SET TASK: Leave out the images; return the rest of the data exactly.

RAW DATA:
+++
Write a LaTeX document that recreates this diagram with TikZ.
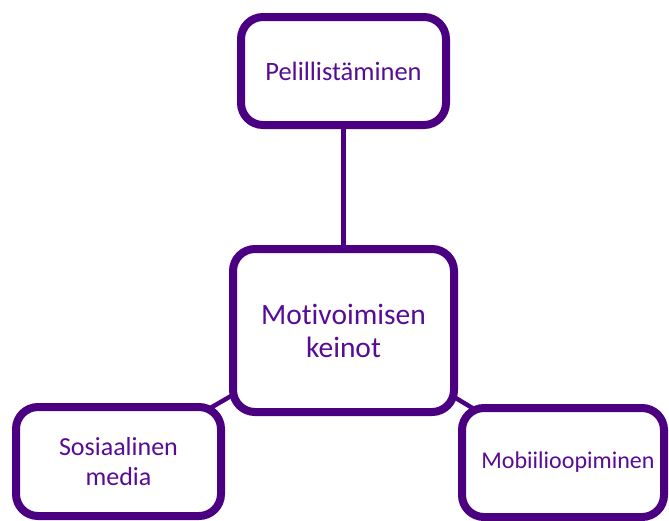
\documentclass[tikz,border=0pt]{standalone}
\usepackage{fontspec}
\setmainfont[Ligatures=NoCommon]{Carlito}
\usepackage{xcolor}
\usetikzlibrary{shapes.geometric, backgrounds, shadows}
\definecolor{framepurple}{RGB}{75,0,130}
\definecolor{textpurple}{RGB}{88,12,150}
\tikzstyle{topic} = [rectangle, rounded corners=22pt, line width=8pt, draw=framepurple, fill=white, text=textpurple, align=center, text centered, drop shadow={opacity=0.18, shadow xshift=0pt, shadow yshift=-3pt}]
\tikzstyle{link} = [line width=4.5pt, draw=framepurple]

\begin{document}
\begin{tikzpicture}[x=1pt, y=-1pt]
			\useasboundingbox (0,0) rectangle (669,520);
			\node (mid) [topic, minimum width=221pt, minimum height=163pt, font=\fontsize{29.5}{33}\selectfont] at (343.5,330.5) {Motivoimisen\\keinot};
			\node (game) [topic, minimum width=205pt, minimum height=108pt, font=\fontsize{26.5}{30}\selectfont] at (343.5,71) {Pelillistäminen};
			\node (some) [topic, minimum width=205pt, minimum height=109pt, font=\fontsize{26}{30}\selectfont] at (118.5,461.5) {Sosiaalinen\\media};
			\node (mobile) [topic, minimum width=202pt, minimum height=109pt, font=\fontsize{24}{29}\selectfont] at (563,462.5) {\hspace*{10pt}Mobiilioopiminen};

			\begin{scope}[on background layer]
			\draw [link] (mid.center) -- (game.center);
			\draw [link] (mid.center) -- (some.center);
			\draw [link] (mid.center) -- (mobile.center);
			\end{scope}
		\end{tikzpicture}
\end{document}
+++
TASK RESULT:
Write a LaTeX document that recreates this diagram with TikZ.
\documentclass[tikz,border=0pt]{standalone}
\usepackage{fontspec}
\setmainfont[Ligatures=NoCommon]{Carlito}
\usepackage{xcolor}
\usetikzlibrary{shapes.geometric, backgrounds, shadows}
\definecolor{framepurple}{RGB}{75,0,130}
\definecolor{textpurple}{RGB}{88,12,150}
\tikzstyle{topic} = [rectangle, rounded corners=22pt, line width=8pt, draw=framepurple, fill=white, text=textpurple, align=center, text centered, drop shadow={opacity=0.18, shadow xshift=0pt, shadow yshift=-3pt}]
\tikzstyle{link} = [line width=4.5pt, draw=framepurple]

\begin{document}
\begin{tikzpicture}[x=1pt, y=-1pt]
			\useasboundingbox (0,0) rectangle (669,520);
			\node (mid) [topic, minimum width=221pt, minimum height=163pt, font=\fontsize{29.5}{33}\selectfont] at (343.5,330.5) {Motivoimisen\\keinot};
			\node (game) [topic, minimum width=205pt, minimum height=108pt, font=\fontsize{26.5}{30}\selectfont] at (343.5,71) {Pelillistäminen};
			\node (some) [topic, minimum width=205pt, minimum height=109pt, font=\fontsize{26}{30}\selectfont] at (118.5,461.5) {Sosiaalinen\\media};
			\node (mobile) [topic, minimum width=202pt, minimum height=109pt, font=\fontsize{24}{29}\selectfont] at (563,462.5) {\hspace*{10pt}Mobiilioopiminen};

			\begin{scope}[on background layer]
			\draw [link] (mid.center) -- (game.center);
			\draw [link] (mid.center) -- (some.center);
			\draw [link] (mid.center) -- (mobile.center);
			\end{scope}
		\end{tikzpicture}
\end{document}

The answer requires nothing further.